Speaking of the driving close to the edge, he got married three times. To the same woman. Eudora Juanita Thompson, as extravagant and wild and worth looking at as her name. My mother. You may have heard about her.

He couldn't sing a lick, but that didn't stop him from doing the "Streets of Laredo"or "I've Got Spurs that Jingle Jangle Jingle" ("now ain't you glad yer single," he would emphasize when Mom was in the car). 

Really, though, he didn't sing a lot. Usually only when driving a boat down near Rio Hondo. Or driving fast in his '65 Mustang down Rio Rico Road,  headed towards Mexico. When Mom or Missy weren't around, he might sing his dirty sailor songs from the Navy for a line or two. Then blush and shut up. 

This year, this Advent, every Advent, December 7 shall be his feast day. A day of remembrance. The feast of Saint Charles. Let there be barbecue. And Border Buttermilk (look it up).

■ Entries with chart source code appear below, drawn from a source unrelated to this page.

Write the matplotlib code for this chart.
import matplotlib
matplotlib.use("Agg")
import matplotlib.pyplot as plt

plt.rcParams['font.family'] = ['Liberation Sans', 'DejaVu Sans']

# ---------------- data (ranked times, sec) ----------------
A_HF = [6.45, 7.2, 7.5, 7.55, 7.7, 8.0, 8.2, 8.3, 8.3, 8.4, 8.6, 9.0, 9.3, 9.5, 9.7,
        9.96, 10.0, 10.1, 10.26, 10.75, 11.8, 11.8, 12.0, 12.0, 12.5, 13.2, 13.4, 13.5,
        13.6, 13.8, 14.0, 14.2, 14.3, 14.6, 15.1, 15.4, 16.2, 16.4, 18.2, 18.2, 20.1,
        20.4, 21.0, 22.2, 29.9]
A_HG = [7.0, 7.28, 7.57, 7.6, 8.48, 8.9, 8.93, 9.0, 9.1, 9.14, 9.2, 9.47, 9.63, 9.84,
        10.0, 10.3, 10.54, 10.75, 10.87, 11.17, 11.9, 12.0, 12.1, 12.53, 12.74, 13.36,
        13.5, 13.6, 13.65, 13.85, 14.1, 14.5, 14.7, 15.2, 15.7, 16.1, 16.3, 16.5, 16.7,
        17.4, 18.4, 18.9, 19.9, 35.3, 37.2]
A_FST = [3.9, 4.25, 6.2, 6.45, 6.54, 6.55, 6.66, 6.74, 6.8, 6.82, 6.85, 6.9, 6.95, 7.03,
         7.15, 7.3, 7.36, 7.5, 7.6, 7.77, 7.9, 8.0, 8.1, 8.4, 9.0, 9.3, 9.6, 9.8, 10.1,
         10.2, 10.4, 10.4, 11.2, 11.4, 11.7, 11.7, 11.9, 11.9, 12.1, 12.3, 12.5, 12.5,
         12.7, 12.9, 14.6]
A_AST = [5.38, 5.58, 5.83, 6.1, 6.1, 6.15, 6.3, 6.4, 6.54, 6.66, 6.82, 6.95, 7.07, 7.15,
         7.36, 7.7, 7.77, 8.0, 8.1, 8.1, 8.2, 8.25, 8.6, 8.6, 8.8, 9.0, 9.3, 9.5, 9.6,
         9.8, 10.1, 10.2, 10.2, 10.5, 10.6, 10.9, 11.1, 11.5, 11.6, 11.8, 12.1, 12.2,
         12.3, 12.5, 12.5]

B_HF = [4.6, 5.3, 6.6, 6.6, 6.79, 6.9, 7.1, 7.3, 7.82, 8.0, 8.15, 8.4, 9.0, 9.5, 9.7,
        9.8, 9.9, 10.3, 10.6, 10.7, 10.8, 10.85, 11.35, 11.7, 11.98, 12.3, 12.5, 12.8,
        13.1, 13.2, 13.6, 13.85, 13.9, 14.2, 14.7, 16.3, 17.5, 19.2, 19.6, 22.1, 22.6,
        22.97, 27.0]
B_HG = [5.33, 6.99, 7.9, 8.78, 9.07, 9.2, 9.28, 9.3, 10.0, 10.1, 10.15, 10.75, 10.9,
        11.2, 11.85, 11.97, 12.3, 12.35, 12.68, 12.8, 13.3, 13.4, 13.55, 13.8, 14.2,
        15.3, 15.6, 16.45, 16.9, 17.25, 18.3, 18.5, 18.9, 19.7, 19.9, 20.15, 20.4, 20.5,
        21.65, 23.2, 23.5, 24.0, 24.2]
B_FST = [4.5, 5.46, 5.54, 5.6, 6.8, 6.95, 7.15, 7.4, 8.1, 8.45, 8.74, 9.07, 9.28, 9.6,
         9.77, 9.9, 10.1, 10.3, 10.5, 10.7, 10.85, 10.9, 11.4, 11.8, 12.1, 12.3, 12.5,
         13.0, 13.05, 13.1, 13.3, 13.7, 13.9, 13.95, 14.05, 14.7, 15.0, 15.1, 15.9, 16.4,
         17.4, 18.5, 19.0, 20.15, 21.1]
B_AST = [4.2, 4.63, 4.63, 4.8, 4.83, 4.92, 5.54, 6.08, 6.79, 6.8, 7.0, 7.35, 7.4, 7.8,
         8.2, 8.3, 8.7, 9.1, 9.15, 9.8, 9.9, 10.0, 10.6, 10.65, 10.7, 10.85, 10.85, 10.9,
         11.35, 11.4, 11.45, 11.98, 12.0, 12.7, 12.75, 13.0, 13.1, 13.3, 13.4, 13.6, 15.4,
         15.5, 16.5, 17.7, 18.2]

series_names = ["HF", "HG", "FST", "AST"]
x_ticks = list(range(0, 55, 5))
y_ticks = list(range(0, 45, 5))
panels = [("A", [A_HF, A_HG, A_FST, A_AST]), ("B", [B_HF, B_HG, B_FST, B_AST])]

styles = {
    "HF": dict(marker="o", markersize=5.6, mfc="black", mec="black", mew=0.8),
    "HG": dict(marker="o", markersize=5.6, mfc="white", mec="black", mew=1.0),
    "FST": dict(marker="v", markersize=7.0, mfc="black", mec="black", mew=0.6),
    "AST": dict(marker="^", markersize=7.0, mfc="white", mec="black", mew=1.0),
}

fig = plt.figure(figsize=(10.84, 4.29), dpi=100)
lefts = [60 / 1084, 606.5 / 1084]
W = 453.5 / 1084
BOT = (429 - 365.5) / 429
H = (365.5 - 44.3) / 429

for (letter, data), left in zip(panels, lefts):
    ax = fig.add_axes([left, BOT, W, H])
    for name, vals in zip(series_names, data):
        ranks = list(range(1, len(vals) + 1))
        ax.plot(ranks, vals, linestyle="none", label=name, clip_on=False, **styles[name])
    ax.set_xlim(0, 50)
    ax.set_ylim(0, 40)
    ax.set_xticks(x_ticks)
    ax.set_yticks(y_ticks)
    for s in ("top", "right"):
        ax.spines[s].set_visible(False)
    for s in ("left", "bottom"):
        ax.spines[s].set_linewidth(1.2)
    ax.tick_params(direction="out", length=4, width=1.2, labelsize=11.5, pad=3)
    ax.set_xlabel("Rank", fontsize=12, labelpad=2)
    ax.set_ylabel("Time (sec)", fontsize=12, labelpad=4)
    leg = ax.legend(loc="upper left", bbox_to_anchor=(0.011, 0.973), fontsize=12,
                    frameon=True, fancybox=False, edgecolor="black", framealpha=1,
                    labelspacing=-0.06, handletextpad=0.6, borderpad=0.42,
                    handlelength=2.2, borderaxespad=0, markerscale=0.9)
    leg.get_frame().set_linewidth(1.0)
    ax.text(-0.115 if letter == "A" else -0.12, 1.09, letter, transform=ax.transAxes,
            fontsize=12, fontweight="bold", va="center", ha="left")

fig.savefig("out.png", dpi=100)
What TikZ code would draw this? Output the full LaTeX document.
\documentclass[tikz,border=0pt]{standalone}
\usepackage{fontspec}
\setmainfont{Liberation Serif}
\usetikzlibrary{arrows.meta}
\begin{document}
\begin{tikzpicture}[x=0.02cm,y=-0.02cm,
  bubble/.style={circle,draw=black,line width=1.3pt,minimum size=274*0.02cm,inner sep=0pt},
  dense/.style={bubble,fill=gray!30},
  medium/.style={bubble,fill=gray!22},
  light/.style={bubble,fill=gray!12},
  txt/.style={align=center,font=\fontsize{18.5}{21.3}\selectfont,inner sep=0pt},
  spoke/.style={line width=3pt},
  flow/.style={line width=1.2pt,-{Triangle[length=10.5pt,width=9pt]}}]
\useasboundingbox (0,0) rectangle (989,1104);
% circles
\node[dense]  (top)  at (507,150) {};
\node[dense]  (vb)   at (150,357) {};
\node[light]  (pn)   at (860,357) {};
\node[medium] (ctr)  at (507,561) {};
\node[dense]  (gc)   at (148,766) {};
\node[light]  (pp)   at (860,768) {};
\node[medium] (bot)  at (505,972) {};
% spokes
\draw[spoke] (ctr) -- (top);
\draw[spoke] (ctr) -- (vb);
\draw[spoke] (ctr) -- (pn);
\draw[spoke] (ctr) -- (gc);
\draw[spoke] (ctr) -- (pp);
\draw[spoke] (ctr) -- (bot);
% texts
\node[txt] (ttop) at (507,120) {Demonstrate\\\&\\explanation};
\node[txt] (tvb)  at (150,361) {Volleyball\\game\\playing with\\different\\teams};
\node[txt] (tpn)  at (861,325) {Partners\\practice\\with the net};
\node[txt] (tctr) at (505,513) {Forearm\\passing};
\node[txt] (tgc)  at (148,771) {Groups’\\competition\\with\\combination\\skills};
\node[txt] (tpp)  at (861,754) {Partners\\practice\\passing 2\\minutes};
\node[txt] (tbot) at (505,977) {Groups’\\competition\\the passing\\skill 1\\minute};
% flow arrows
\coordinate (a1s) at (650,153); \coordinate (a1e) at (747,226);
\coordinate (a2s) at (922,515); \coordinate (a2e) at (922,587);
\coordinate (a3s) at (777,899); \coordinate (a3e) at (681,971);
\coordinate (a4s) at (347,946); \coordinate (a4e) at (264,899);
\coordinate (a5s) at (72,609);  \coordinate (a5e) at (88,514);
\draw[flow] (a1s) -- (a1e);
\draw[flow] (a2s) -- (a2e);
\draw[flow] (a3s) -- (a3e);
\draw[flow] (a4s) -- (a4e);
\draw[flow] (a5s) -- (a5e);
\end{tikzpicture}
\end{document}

This saint taught me the important stuff. This is the saint who taught me how to tie my ties. Or, more truthfully, who tied my ties most of the time. 

I can feel him standing close to me. Hear him breathing heavy. 

I thought that was a strange sound then, but I just wasn't used to large human beings breathing close to my body. Now I miss it. 

I learned to love and care, whatever little I learned, by watching this giant, gentle man, this reluctant warrior, nurture and mother four children for years when Nita was, for all practical purposes, out of commission. 
 
I learned to pray at mass by listening to him, sometimes sitting in his lap or just stuck up against him close enough to smell the after shave and cigarettes.

He would be saying the words, and I would be making sounds I didn't understand. It was Latin anyway, but I figured out that  the way to pray was just to make sounds that sound sort of like words but have a meaning you don't know yet. While snuggling with your dad. 

Gaude, gaude, Emmanuel nascetur pro te, Israel

Now I’m thinking, who the hell really knows? Who really understands? Maybe we don't want to understand. Maybe we want something more. Maybe language isn't enough.  

and close the path to misery

This is one of my clearest early  memories, probably from the same year Noel was born.
I'm maybe four, sitting next to Dad in the pew at Our Lady of Sorrows (that was the name of our church; Second Baptist was already taken). 

I'm warm and happy mumbling my holy sounds and feeling very close to my God and to Saint Charles whom I can hear mumbling beside me. 

and give us victory o'er the grave

A Prayer for the Feast of Saint Charles.

Dear Eternal Being of Power and Love, if so you are, thank you for the life and witness and sacrifice and amazement at this world's wild beauty, not to mention the mysterious mumbling noises, of your creature Charles Ricke, who by his flawed, wounded, and slightly inebriated soul (I mean his whole being, including his body of which he was rather fond), brought life and light to the gloom. And who points us, as we gather together mumbling at your altar, towards the mystery of power and love we celebrate, if so it is, this Christmas season.